Maintaining a safe following distance is one of the most important driving tactics to help minimize risk and maximize safety. In general driving situations, you should aim to keep a distance of at least three seconds between your vehicle and the vehicle in front. Though, there are some circumstances in which you should allow an even greater following distance, such as:

  • When following a motorcycle or a large vehicle
  • When driving at high-speeds (the faster you are traveling, the more time you will need to react to danger)
  • When driving on a slick roadway or in poor weather conditions
  • When driving in a “high-risk” area such as a school zone
  • When another vehicle is following you too closely (the worst thing you can do in this situation is speed up and close the gap in front of you!)

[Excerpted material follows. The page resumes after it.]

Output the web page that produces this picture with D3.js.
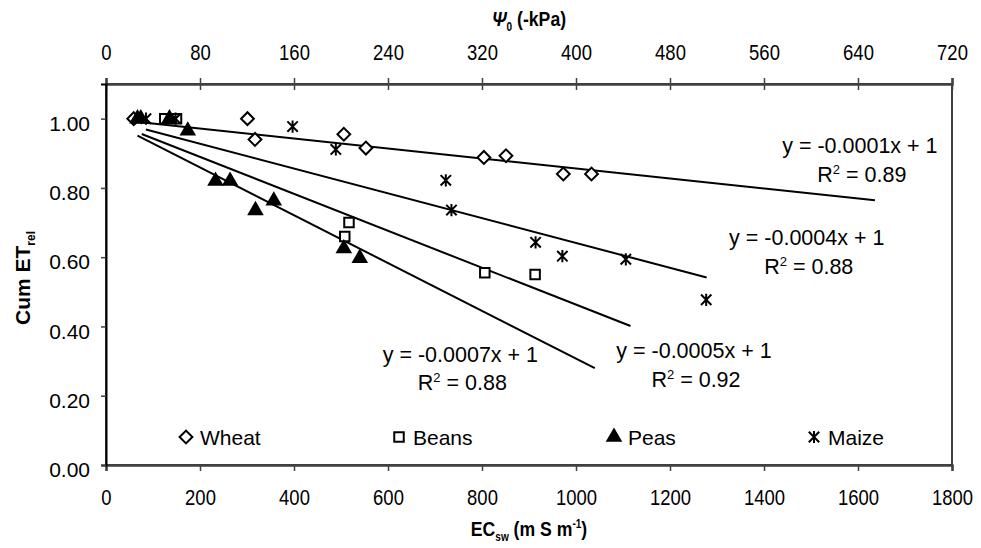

Ignoring high-risk situations

The risk you are exposed to on any stretch of roadway will be increased by any driver who refuses to acknowledge and adapt to that risk. Imagine a residential street covered with snow – this is a risky situation on its own. Now, suppose every motorist using that street refused to acknowledge that risk and drove as they would in favorable conditions, at the posted speed limit of 35mph. Needless to say, an already risky situation would become considerably more dangerous!

Creating a safe roadway environment for all road users is a matter of team work. If even one vehicle on the road does not play by the rules, everybody using the road could suffer. There are a variety of reasons why a driver may not slow down, alter their position or take some other necessary safety-enhancing action. It could be that they are not paying attention, that they are in a hurry to get somewhere or even that they are showing off.

Regardless of the reason, the consequences of failing to adapt to a high-risk situation are always the same: every person on the roadway is more likely to suffer property damage, physical injury and death. Do not let your poor decision be the cause of one of these outcomes for yourself, or anybody else. When you’re behind the wheel, every choice you make matters.